▶ _YOUR TASK_
Send back all the data below, exactly as given.

▶ _DATA SEGMENT_
○ ○ ○ ○ ○ ○ ○
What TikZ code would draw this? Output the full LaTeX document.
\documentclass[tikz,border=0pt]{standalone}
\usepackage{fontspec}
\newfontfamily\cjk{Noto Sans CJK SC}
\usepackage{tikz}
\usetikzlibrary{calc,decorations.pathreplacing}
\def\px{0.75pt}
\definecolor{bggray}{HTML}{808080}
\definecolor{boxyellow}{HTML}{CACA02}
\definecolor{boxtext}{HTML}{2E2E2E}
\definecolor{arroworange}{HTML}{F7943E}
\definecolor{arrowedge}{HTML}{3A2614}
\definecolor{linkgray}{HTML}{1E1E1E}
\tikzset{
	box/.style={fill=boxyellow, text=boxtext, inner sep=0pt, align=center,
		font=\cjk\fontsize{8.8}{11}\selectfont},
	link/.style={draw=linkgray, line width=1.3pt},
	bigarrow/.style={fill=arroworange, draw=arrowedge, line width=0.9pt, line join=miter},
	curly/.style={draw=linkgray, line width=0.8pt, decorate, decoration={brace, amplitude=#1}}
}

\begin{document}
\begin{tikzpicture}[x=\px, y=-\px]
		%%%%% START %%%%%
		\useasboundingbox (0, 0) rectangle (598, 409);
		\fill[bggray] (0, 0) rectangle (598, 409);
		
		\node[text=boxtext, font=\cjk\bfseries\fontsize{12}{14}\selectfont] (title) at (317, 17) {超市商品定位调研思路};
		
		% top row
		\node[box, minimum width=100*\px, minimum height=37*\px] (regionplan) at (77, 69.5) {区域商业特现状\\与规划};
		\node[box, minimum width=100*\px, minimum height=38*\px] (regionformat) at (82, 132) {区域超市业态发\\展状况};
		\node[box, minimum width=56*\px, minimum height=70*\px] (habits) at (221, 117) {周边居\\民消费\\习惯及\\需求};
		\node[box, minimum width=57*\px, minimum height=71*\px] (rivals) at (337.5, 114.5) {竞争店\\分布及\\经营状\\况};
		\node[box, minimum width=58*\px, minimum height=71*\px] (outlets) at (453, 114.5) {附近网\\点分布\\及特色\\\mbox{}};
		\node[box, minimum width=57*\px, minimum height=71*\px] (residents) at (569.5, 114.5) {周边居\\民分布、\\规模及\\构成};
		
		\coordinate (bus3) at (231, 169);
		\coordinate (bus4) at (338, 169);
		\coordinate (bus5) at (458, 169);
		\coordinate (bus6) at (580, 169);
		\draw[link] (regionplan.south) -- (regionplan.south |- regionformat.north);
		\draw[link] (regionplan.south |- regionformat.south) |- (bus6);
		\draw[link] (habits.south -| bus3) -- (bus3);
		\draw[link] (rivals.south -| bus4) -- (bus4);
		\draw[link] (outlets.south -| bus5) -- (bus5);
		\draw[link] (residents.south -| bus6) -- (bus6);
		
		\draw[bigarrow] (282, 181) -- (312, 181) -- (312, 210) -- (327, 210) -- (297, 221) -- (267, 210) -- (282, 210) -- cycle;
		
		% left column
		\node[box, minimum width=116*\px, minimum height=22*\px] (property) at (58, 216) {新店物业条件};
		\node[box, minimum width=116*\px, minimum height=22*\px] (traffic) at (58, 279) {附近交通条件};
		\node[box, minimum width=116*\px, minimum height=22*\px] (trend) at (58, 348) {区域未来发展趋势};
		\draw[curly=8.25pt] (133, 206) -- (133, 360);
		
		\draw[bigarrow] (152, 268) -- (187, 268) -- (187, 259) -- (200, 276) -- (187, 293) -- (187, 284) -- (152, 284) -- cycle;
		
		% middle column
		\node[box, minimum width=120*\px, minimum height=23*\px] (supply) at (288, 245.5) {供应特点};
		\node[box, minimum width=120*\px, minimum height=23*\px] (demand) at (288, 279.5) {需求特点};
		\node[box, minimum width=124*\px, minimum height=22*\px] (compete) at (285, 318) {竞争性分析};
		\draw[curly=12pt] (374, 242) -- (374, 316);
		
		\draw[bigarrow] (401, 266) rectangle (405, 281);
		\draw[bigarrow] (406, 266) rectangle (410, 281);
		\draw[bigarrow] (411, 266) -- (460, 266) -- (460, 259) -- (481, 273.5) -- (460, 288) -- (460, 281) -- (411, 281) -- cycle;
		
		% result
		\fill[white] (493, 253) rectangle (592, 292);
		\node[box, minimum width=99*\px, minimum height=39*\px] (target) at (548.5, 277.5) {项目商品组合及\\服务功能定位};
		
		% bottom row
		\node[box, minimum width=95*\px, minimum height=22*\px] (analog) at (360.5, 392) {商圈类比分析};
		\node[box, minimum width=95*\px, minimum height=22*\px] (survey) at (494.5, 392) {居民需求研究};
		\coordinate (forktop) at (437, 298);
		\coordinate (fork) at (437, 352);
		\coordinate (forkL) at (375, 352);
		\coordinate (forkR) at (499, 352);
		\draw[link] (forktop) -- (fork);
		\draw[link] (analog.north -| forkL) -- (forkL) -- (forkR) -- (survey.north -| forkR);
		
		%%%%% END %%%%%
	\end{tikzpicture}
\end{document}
○ ○ ○ ○ ○ ○ ○
▶ _THE COMPLETED TASK_
What TikZ code would draw this? Output the full LaTeX document.
\documentclass[tikz,border=0pt]{standalone}
\usepackage{fontspec}
\newfontfamily\cjk{Noto Sans CJK SC}
\usepackage{tikz}
\usetikzlibrary{calc,decorations.pathreplacing}
\def\px{0.75pt}
\definecolor{bggray}{HTML}{808080}
\definecolor{boxyellow}{HTML}{CACA02}
\definecolor{boxtext}{HTML}{2E2E2E}
\definecolor{arroworange}{HTML}{F7943E}
\definecolor{arrowedge}{HTML}{3A2614}
\definecolor{linkgray}{HTML}{1E1E1E}
\tikzset{
	box/.style={fill=boxyellow, text=boxtext, inner sep=0pt, align=center,
		font=\cjk\fontsize{8.8}{11}\selectfont},
	link/.style={draw=linkgray, line width=1.3pt},
	bigarrow/.style={fill=arroworange, draw=arrowedge, line width=0.9pt, line join=miter},
	curly/.style={draw=linkgray, line width=0.8pt, decorate, decoration={brace, amplitude=#1}}
}

\begin{document}
\begin{tikzpicture}[x=\px, y=-\px]
		%%%%% START %%%%%
		\useasboundingbox (0, 0) rectangle (598, 409);
		\fill[bggray] (0, 0) rectangle (598, 409);
		
		\node[text=boxtext, font=\cjk\bfseries\fontsize{12}{14}\selectfont] (title) at (317, 17) {超市商品定位调研思路};
		
		% top row
		\node[box, minimum width=100*\px, minimum height=37*\px] (regionplan) at (77, 69.5) {区域商业特现状\\与规划};
		\node[box, minimum width=100*\px, minimum height=38*\px] (regionformat) at (82, 132) {区域超市业态发\\展状况};
		\node[box, minimum width=56*\px, minimum height=70*\px] (habits) at (221, 117) {周边居\\民消费\\习惯及\\需求};
		\node[box, minimum width=57*\px, minimum height=71*\px] (rivals) at (337.5, 114.5) {竞争店\\分布及\\经营状\\况};
		\node[box, minimum width=58*\px, minimum height=71*\px] (outlets) at (453, 114.5) {附近网\\点分布\\及特色\\\mbox{}};
		\node[box, minimum width=57*\px, minimum height=71*\px] (residents) at (569.5, 114.5) {周边居\\民分布、\\规模及\\构成};
		
		\coordinate (bus3) at (231, 169);
		\coordinate (bus4) at (338, 169);
		\coordinate (bus5) at (458, 169);
		\coordinate (bus6) at (580, 169);
		\draw[link] (regionplan.south) -- (regionplan.south |- regionformat.north);
		\draw[link] (regionplan.south |- regionformat.south) |- (bus6);
		\draw[link] (habits.south -| bus3) -- (bus3);
		\draw[link] (rivals.south -| bus4) -- (bus4);
		\draw[link] (outlets.south -| bus5) -- (bus5);
		\draw[link] (residents.south -| bus6) -- (bus6);
		
		\draw[bigarrow] (282, 181) -- (312, 181) -- (312, 210) -- (327, 210) -- (297, 221) -- (267, 210) -- (282, 210) -- cycle;
		
		% left column
		\node[box, minimum width=116*\px, minimum height=22*\px] (property) at (58, 216) {新店物业条件};
		\node[box, minimum width=116*\px, minimum height=22*\px] (traffic) at (58, 279) {附近交通条件};
		\node[box, minimum width=116*\px, minimum height=22*\px] (trend) at (58, 348) {区域未来发展趋势};
		\draw[curly=8.25pt] (133, 206) -- (133, 360);
		
		\draw[bigarrow] (152, 268) -- (187, 268) -- (187, 259) -- (200, 276) -- (187, 293) -- (187, 284) -- (152, 284) -- cycle;
		
		% middle column
		\node[box, minimum width=120*\px, minimum height=23*\px] (supply) at (288, 245.5) {供应特点};
		\node[box, minimum width=120*\px, minimum height=23*\px] (demand) at (288, 279.5) {需求特点};
		\node[box, minimum width=124*\px, minimum height=22*\px] (compete) at (285, 318) {竞争性分析};
		\draw[curly=12pt] (374, 242) -- (374, 316);
		
		\draw[bigarrow] (401, 266) rectangle (405, 281);
		\draw[bigarrow] (406, 266) rectangle (410, 281);
		\draw[bigarrow] (411, 266) -- (460, 266) -- (460, 259) -- (481, 273.5) -- (460, 288) -- (460, 281) -- (411, 281) -- cycle;
		
		% result
		\fill[white] (493, 253) rectangle (592, 292);
		\node[box, minimum width=99*\px, minimum height=39*\px] (target) at (548.5, 277.5) {项目商品组合及\\服务功能定位};
		
		% bottom row
		\node[box, minimum width=95*\px, minimum height=22*\px] (analog) at (360.5, 392) {商圈类比分析};
		\node[box, minimum width=95*\px, minimum height=22*\px] (survey) at (494.5, 392) {居民需求研究};
		\coordinate (forktop) at (437, 298);
		\coordinate (fork) at (437, 352);
		\coordinate (forkL) at (375, 352);
		\coordinate (forkR) at (499, 352);
		\draw[link] (forktop) -- (fork);
		\draw[link] (analog.north -| forkL) -- (forkL) -- (forkR) -- (survey.north -| forkR);
		
		%%%%% END %%%%%
	\end{tikzpicture}
\end{document}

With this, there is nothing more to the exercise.